In a remarkably short time the situation looked all but lost to the Portuguese with strategic ports and areas under Dutch control. With links to Portugal cut off and Dutch forces and colonisers growing in strength the resistance to Dutch rule was bound for eventual collapse. The turning point in the war occurred with the arrival of a powerful Iberian force on April 30, 1625, under the command of the Spanish Admiral Fadrique de Toledo. The fleet consisted of 34 Spanish ships, 22 Portuguese ships and 12,500 men (three quarters were Spanish and the rest Portuguese). Its reconquest of the strategically important city of Salvador da Bahia would prove strategically important in sustaining the Portuguese campaigns to oust the Dutch from Brazil over the next two decades. Nevertheless the greatest period of Dutch colonial activity in Brazil came after this date. In response to these Dutch invasions the Portuguese settlers imposed a war of attrition on the ground forces of the West India Company. The West India Company became overstretched, and its fleets could not effectively carry out a blockade of Portuguese ports. The arrival of reinforcements from Portugal ensured the defeat of the Dutch and their expulsion from Brazil.
In 1640 the Portuguese took advantage of the Catalan Revolt and themselves revolted from the Spanish-dominated Iberian Union. From this point onwards the English decided instead to re-establish their alliance with Portugal.
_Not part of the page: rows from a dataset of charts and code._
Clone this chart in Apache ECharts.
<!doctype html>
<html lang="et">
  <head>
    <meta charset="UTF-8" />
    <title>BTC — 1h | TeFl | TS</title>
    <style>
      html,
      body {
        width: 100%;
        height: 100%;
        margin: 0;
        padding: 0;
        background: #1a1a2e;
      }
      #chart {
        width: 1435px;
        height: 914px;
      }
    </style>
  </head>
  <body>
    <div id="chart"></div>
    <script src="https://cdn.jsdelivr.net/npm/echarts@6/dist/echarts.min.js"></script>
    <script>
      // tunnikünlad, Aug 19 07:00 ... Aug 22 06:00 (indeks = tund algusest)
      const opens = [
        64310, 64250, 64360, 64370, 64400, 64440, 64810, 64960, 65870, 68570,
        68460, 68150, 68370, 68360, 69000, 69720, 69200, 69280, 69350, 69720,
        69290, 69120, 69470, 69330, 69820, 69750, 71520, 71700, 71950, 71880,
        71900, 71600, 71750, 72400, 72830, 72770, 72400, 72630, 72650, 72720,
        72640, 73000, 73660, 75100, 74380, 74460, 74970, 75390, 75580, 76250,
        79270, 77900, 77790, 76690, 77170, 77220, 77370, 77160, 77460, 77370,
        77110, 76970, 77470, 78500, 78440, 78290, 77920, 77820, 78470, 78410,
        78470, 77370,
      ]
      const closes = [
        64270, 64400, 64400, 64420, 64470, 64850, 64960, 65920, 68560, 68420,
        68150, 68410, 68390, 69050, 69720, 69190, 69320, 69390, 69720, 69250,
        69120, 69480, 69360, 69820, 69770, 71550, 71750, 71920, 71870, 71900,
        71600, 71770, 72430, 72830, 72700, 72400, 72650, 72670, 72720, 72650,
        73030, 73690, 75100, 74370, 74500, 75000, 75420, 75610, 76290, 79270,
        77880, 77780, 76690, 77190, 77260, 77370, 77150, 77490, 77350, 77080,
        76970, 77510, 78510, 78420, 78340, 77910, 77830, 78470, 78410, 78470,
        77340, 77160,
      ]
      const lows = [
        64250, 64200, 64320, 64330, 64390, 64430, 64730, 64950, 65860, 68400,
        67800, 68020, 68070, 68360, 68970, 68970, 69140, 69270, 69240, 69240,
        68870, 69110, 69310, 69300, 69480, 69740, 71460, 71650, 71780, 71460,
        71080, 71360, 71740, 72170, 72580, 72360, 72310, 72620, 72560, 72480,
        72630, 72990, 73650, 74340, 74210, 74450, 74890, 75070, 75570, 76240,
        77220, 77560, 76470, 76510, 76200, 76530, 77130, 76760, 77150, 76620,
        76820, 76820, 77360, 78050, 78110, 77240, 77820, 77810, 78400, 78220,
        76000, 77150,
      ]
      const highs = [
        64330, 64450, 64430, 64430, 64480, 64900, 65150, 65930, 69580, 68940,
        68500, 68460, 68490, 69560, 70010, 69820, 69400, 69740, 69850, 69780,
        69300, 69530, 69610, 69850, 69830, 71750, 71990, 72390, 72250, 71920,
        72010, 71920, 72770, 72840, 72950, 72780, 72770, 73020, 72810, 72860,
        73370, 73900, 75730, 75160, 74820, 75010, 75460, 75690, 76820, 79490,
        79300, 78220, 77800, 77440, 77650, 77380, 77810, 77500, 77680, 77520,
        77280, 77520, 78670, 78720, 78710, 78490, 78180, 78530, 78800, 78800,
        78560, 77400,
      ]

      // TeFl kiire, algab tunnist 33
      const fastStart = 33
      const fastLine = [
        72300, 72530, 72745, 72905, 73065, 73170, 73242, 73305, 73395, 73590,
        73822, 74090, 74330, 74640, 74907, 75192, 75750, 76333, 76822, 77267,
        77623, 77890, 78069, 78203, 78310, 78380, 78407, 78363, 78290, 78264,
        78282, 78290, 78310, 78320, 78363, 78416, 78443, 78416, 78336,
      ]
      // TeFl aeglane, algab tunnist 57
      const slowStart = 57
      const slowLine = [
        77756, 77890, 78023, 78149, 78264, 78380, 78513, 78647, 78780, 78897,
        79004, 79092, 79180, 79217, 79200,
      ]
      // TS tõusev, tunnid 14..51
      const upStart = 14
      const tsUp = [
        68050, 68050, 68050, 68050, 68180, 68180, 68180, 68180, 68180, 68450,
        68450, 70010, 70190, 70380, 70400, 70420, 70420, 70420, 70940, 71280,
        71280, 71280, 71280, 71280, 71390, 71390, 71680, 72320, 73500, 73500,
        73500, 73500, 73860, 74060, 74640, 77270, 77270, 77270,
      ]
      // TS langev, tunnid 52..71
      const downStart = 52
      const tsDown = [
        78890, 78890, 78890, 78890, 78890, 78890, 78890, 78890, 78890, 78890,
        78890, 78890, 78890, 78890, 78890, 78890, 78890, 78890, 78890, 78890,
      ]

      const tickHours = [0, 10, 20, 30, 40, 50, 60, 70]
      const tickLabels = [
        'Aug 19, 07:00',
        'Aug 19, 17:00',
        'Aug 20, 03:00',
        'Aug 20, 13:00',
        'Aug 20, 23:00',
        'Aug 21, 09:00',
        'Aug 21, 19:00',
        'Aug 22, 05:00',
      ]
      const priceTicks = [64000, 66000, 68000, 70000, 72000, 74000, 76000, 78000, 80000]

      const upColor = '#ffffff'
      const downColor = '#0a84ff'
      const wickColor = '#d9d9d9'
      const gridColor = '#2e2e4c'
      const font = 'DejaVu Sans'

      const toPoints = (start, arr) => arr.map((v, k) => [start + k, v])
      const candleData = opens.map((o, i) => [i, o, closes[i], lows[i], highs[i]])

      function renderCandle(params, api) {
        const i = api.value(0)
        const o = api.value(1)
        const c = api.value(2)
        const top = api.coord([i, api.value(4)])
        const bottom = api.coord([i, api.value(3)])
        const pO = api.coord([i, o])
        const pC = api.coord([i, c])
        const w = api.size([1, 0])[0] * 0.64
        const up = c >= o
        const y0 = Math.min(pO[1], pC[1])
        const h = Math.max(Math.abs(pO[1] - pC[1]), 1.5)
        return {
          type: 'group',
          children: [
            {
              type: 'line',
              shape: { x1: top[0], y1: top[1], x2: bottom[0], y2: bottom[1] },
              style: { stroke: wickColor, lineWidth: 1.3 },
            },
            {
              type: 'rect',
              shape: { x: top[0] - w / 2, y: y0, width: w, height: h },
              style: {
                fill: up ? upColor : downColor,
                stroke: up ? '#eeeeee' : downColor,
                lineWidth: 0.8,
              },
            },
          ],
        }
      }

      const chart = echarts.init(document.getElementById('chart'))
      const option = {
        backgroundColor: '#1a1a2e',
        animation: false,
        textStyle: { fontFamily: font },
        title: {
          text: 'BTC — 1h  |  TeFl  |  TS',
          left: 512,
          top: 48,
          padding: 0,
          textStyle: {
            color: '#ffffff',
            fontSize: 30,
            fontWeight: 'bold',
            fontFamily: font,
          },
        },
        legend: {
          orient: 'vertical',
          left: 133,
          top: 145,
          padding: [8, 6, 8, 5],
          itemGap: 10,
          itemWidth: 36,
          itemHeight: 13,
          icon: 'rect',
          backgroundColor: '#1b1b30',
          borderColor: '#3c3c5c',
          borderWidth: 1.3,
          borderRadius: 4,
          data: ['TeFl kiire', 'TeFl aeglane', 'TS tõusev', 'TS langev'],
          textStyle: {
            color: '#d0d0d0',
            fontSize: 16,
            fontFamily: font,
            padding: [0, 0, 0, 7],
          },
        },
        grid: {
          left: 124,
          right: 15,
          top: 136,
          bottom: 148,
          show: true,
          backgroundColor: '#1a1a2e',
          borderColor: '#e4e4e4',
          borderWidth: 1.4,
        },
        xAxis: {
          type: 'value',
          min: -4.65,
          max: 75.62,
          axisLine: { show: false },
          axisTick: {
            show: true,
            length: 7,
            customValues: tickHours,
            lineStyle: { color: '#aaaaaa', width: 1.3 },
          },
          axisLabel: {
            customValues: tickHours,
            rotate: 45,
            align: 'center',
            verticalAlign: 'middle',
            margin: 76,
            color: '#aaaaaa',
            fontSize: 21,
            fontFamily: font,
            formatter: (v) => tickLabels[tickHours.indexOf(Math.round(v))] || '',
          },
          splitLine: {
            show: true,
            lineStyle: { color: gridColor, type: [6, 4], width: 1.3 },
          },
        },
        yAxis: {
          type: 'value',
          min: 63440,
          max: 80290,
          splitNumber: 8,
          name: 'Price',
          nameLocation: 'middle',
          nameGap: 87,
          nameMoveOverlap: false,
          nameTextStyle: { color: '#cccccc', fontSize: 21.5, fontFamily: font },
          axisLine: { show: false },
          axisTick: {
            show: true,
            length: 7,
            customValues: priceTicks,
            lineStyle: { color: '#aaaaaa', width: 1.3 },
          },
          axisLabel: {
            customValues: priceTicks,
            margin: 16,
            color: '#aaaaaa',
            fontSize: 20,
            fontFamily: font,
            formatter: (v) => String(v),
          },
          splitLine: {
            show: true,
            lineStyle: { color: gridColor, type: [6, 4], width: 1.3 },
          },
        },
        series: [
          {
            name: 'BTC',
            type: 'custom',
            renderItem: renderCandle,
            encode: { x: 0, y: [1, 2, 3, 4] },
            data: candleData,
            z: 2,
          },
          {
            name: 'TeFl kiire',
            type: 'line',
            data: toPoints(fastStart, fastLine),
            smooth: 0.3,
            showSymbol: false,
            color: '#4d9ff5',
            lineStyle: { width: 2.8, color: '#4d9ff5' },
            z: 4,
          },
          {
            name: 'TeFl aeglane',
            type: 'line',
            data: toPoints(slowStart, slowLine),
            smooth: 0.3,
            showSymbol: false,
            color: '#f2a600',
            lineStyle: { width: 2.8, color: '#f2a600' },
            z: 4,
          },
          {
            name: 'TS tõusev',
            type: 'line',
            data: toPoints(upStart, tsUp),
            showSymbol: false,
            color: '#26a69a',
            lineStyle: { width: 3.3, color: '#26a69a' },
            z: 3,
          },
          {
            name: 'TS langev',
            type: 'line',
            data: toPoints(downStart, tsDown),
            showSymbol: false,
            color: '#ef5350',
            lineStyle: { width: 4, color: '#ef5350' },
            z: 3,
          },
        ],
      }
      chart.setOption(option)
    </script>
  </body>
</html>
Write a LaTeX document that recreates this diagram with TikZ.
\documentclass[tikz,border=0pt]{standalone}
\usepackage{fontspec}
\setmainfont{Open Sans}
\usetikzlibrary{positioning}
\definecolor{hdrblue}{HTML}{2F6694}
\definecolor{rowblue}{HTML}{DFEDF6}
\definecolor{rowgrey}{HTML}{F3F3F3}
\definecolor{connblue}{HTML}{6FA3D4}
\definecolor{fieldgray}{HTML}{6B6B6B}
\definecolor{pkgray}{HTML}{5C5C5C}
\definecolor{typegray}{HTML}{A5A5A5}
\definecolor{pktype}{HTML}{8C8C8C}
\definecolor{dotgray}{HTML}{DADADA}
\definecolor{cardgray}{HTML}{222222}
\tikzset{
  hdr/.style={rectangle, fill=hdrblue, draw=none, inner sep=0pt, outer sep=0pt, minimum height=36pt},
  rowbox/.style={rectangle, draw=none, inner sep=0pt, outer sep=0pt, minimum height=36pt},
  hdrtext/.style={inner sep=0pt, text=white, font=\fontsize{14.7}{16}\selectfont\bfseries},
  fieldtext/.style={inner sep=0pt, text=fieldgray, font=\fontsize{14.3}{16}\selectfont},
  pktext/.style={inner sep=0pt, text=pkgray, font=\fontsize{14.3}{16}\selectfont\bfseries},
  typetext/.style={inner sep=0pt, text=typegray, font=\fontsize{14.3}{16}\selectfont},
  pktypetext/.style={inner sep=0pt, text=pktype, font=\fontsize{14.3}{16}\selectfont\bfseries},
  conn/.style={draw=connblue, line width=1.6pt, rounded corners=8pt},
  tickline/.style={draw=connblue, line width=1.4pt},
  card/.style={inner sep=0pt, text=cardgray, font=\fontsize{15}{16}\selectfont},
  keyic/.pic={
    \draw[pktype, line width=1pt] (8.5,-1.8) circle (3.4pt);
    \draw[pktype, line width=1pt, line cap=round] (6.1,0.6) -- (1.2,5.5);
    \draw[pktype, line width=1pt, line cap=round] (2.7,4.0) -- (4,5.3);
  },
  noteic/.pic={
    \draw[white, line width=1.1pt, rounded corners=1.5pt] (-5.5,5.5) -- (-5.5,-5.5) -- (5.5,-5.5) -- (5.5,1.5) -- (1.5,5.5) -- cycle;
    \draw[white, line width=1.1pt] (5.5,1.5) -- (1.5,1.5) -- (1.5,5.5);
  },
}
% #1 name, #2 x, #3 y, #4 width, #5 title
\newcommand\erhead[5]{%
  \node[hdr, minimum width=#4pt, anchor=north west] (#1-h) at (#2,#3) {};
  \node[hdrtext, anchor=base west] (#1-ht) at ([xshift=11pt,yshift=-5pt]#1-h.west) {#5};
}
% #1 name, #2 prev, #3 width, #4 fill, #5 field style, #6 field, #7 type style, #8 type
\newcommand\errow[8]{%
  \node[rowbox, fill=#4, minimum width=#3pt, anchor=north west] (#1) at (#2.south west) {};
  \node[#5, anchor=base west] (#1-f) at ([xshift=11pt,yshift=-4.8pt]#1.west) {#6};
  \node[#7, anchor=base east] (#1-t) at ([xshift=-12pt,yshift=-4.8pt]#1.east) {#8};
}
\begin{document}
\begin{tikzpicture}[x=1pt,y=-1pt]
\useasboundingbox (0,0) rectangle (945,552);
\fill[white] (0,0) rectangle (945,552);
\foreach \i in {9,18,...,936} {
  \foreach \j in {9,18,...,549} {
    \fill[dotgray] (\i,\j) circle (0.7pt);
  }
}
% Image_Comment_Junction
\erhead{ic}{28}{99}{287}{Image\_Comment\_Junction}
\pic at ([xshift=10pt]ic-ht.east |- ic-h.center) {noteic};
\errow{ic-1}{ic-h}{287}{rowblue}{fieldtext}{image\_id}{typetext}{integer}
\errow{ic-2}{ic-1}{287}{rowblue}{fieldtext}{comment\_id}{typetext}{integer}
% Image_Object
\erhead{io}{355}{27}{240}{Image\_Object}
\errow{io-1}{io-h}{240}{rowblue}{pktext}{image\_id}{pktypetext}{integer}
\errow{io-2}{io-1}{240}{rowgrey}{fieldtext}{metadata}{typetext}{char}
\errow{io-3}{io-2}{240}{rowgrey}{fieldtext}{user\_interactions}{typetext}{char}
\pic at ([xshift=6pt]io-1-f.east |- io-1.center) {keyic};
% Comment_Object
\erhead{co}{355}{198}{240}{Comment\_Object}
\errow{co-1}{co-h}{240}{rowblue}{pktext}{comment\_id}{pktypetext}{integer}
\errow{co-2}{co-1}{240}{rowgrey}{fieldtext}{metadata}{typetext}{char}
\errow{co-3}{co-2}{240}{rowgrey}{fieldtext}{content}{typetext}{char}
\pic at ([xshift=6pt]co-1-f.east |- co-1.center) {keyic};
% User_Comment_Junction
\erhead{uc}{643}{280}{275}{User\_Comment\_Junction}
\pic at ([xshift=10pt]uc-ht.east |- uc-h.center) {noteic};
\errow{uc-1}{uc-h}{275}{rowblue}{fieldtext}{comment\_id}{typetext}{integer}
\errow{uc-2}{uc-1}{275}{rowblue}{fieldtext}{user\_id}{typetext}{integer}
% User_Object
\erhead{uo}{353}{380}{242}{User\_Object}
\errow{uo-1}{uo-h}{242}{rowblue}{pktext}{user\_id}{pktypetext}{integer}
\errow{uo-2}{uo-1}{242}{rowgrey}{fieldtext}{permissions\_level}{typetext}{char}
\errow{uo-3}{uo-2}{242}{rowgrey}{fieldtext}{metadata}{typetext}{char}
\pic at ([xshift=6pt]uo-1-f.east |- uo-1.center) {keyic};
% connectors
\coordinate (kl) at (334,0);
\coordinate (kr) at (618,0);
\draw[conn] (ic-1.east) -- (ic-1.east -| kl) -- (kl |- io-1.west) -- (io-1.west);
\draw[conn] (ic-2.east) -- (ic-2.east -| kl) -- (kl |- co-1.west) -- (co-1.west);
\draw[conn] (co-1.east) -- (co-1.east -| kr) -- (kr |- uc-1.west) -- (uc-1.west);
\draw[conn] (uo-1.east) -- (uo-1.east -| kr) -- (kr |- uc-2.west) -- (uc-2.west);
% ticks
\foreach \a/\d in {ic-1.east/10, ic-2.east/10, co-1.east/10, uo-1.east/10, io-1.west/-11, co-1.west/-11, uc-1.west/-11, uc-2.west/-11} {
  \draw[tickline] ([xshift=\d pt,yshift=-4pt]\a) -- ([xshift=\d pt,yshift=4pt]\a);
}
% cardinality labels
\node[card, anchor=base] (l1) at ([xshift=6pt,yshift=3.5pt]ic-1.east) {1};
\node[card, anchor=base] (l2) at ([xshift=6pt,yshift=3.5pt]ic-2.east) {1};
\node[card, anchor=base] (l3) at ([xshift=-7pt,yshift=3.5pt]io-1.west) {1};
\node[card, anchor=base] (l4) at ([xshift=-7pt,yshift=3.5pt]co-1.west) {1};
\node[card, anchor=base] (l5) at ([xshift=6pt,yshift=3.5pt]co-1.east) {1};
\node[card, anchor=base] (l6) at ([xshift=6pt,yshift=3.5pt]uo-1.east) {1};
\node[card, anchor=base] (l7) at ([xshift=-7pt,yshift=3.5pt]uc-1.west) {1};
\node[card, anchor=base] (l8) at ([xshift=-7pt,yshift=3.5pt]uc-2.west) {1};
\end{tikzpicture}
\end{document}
The Dutch, determined to recover or retain their territories, postponed the end of the conflict. But as they had to contend with the English at the same time they eventually decided to offer terms.
The Spanish were actually aware that the growing strength of the Dutch was due in part to their expanding international trade, much of which was at Portuguese expense. Dutch aggression upon Portuguese interests was not viewed with equanimity by Spanish as evidenced by the intervention in Brazil. To this end the Spanish efforts to intercept Dutch ships by a fleet of Dunkirkers, based in the Spanish Netherlands, was also related to this overseas war. The Spanish also clashed with the Dutch over the Spice Islands trade after seizing a trading fort on Ternate that had been lost by the Portuguese, and establishing forts on Tidore. However, they were fully stretched themselves, having to cope with Dutch and French attacks upon their own shipping and colonies and the Barbary pirates and Ottomans in the Mediterranean.